Reverend Cheever in the 1850s, NYPL Digital Gallery

a mid-nineteenth-century Tree of Temperance, producing all good things

In 1835 Cheever published an article in the religious newspaper The Salem Landmark entitled “Inquire at Amos Giles’ Distillery”  about an allegorical dream featuring a deacon/distiller, “a man who loved money, and was never troubled with tenderness of conscience”, whose employees were devils who manufactured not only rum (or “liquid damnation”) but also diseases, murder, insanity and all the evils of the world.  All hell broke out with the publication of this article:  Deacon Stone immediately recognized himself as Deacon Giles (Cheever had inserted many obvious clues in his “dream” story), his foreman attacked Cheever in the street, and a mob descended on the offices of the Salem Landmark.  Cheever was sued for libel, found guilty, and ordered to spend a month in jail (where Nathaniel Hawthorne apparently visited him) and pay a $1000 fine.  There was no sympathy in Salem for Cheever, who was referred to as the “Lord’s Annoited” by The Salem Gazette, but he moved on to bigger and better things: a new post in New York City and a national stage for his pro-temperance, anti-slavery advocacy.  His little story fled Salem as well, and was reprinted as a broadside and pamphlet in New York and elsewhere under variant titles of Deacon Giles’ Distillery.  

 

Scenes from “Deacon Giles”:  demons in the distillery & dispensing damnation, from Building the Nation:  Events in the History of the United States  from the Revolution to the Beginning of the War between the States, by Charles Carleton Coffin (1882)

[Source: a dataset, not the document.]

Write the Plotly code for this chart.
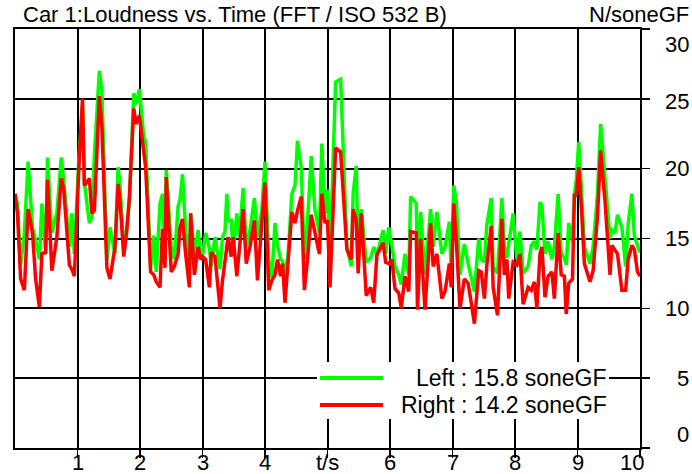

And what role does our house play in this story?  Not much of one, except for the fact that we have lots and lots of storage compartments in the basement, including a “secret” one that actually extends under part of the street (or at least the sidewalk; I’ve never ventured into it–too scary).  All of this storage space could have been used for supplies and stores, as Deacon John Stone operated our house as a rooming house while he lived across the street, or just maybe it housed all that rum.